• _EXERCISE AIM_
Restate each line word for word. Leave out every picture.

• _PROVIDED DATA_
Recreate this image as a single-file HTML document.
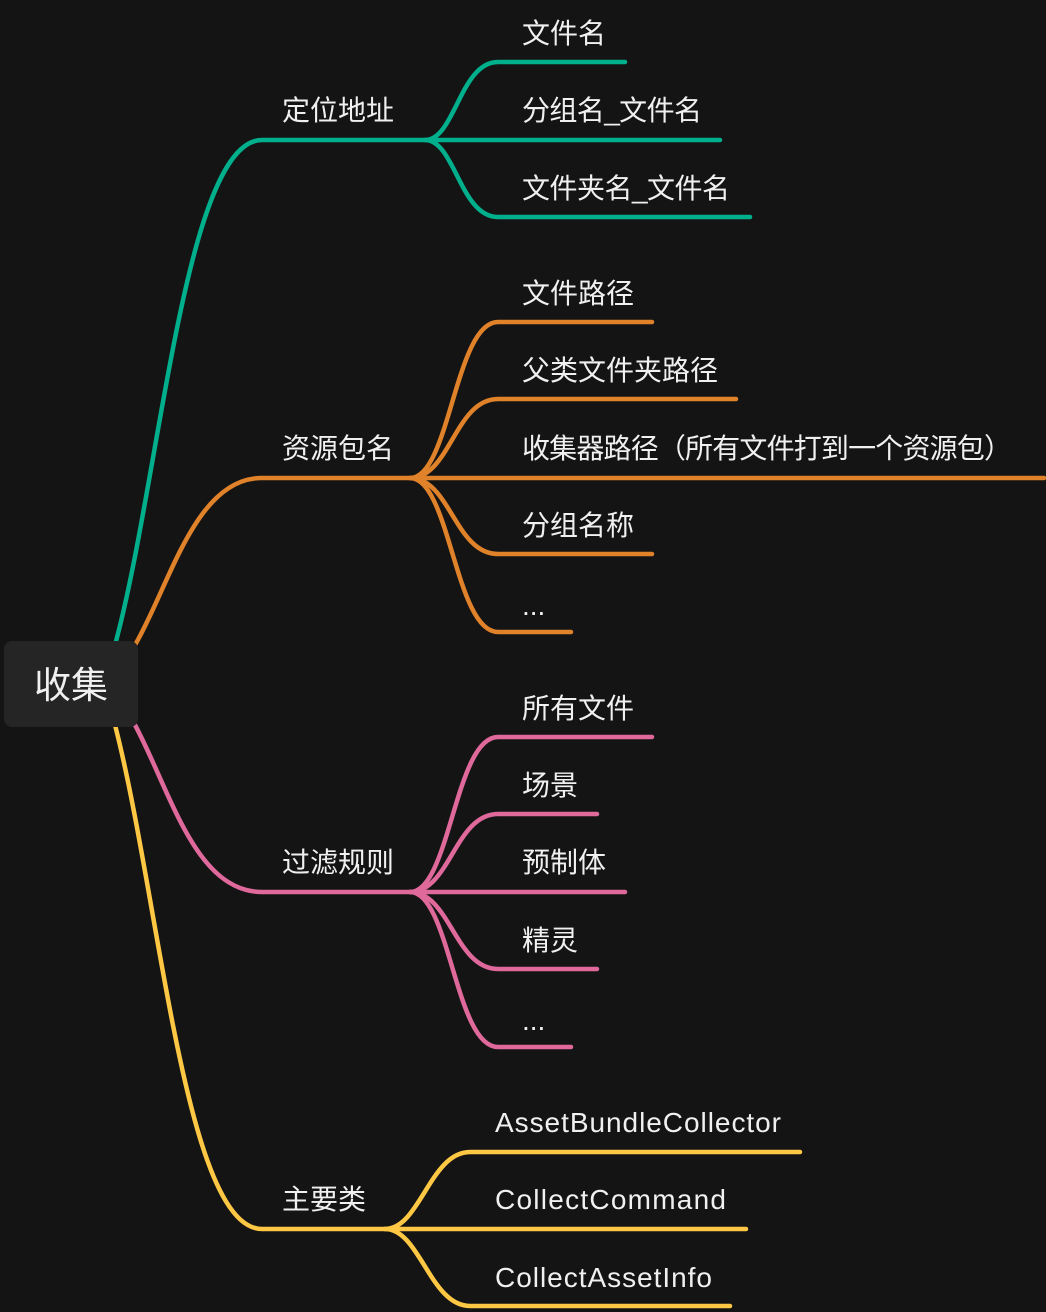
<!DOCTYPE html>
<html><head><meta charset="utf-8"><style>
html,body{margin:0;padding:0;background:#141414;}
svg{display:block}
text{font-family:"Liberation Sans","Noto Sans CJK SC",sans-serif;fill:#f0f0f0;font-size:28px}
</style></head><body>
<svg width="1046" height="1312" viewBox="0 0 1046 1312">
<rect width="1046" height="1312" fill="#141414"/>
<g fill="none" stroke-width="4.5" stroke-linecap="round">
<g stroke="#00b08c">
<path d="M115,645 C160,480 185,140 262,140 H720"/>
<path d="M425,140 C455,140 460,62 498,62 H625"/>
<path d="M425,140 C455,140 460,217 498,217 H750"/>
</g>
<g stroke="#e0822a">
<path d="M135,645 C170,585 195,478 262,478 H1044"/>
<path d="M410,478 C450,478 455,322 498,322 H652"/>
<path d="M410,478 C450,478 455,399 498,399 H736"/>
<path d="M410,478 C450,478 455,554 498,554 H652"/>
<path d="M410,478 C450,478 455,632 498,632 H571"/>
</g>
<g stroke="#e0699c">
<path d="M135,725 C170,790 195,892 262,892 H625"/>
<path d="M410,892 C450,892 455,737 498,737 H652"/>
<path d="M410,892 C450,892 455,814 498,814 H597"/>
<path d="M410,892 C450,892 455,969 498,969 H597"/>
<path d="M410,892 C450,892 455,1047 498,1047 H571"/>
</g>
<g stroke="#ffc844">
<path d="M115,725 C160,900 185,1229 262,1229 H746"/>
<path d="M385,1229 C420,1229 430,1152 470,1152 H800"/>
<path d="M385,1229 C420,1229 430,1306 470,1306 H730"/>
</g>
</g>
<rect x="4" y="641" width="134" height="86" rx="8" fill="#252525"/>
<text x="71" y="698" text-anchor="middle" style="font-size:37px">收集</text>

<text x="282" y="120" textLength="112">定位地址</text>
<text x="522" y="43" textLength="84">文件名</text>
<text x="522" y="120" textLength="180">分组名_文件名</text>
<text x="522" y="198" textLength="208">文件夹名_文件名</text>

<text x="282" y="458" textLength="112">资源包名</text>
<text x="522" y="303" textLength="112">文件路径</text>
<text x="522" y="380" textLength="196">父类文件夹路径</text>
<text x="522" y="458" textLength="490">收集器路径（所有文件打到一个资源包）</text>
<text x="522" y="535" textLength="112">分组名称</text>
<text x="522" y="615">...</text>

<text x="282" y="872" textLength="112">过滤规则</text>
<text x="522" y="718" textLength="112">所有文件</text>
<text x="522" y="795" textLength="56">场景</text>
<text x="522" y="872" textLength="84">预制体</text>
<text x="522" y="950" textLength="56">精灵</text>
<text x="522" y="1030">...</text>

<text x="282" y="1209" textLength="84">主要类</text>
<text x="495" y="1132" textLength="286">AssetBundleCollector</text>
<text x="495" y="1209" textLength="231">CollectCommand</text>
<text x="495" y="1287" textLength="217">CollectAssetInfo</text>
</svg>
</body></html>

• _REPLY TO THE EXERCISE_
Recreate this image as a single-file HTML document.
<!DOCTYPE html>
<html><head><meta charset="utf-8"><style>
html,body{margin:0;padding:0;background:#141414;}
svg{display:block}
text{font-family:"Liberation Sans","Noto Sans CJK SC",sans-serif;fill:#f0f0f0;font-size:28px}
</style></head><body>
<svg width="1046" height="1312" viewBox="0 0 1046 1312">
<rect width="1046" height="1312" fill="#141414"/>
<g fill="none" stroke-width="4.5" stroke-linecap="round">
<g stroke="#00b08c">
<path d="M115,645 C160,480 185,140 262,140 H720"/>
<path d="M425,140 C455,140 460,62 498,62 H625"/>
<path d="M425,140 C455,140 460,217 498,217 H750"/>
</g>
<g stroke="#e0822a">
<path d="M135,645 C170,585 195,478 262,478 H1044"/>
<path d="M410,478 C450,478 455,322 498,322 H652"/>
<path d="M410,478 C450,478 455,399 498,399 H736"/>
<path d="M410,478 C450,478 455,554 498,554 H652"/>
<path d="M410,478 C450,478 455,632 498,632 H571"/>
</g>
<g stroke="#e0699c">
<path d="M135,725 C170,790 195,892 262,892 H625"/>
<path d="M410,892 C450,892 455,737 498,737 H652"/>
<path d="M410,892 C450,892 455,814 498,814 H597"/>
<path d="M410,892 C450,892 455,969 498,969 H597"/>
<path d="M410,892 C450,892 455,1047 498,1047 H571"/>
</g>
<g stroke="#ffc844">
<path d="M115,725 C160,900 185,1229 262,1229 H746"/>
<path d="M385,1229 C420,1229 430,1152 470,1152 H800"/>
<path d="M385,1229 C420,1229 430,1306 470,1306 H730"/>
</g>
</g>
<rect x="4" y="641" width="134" height="86" rx="8" fill="#252525"/>
<text x="71" y="698" text-anchor="middle" style="font-size:37px">收集</text>

<text x="282" y="120" textLength="112">定位地址</text>
<text x="522" y="43" textLength="84">文件名</text>
<text x="522" y="120" textLength="180">分组名_文件名</text>
<text x="522" y="198" textLength="208">文件夹名_文件名</text>

<text x="282" y="458" textLength="112">资源包名</text>
<text x="522" y="303" textLength="112">文件路径</text>
<text x="522" y="380" textLength="196">父类文件夹路径</text>
<text x="522" y="458" textLength="490">收集器路径（所有文件打到一个资源包）</text>
<text x="522" y="535" textLength="112">分组名称</text>
<text x="522" y="615">...</text>

<text x="282" y="872" textLength="112">过滤规则</text>
<text x="522" y="718" textLength="112">所有文件</text>
<text x="522" y="795" textLength="56">场景</text>
<text x="522" y="872" textLength="84">预制体</text>
<text x="522" y="950" textLength="56">精灵</text>
<text x="522" y="1030">...</text>

<text x="282" y="1209" textLength="84">主要类</text>
<text x="495" y="1132" textLength="286">AssetBundleCollector</text>
<text x="495" y="1209" textLength="231">CollectCommand</text>
<text x="495" y="1287" textLength="217">CollectAssetInfo</text>
</svg>
</body></html>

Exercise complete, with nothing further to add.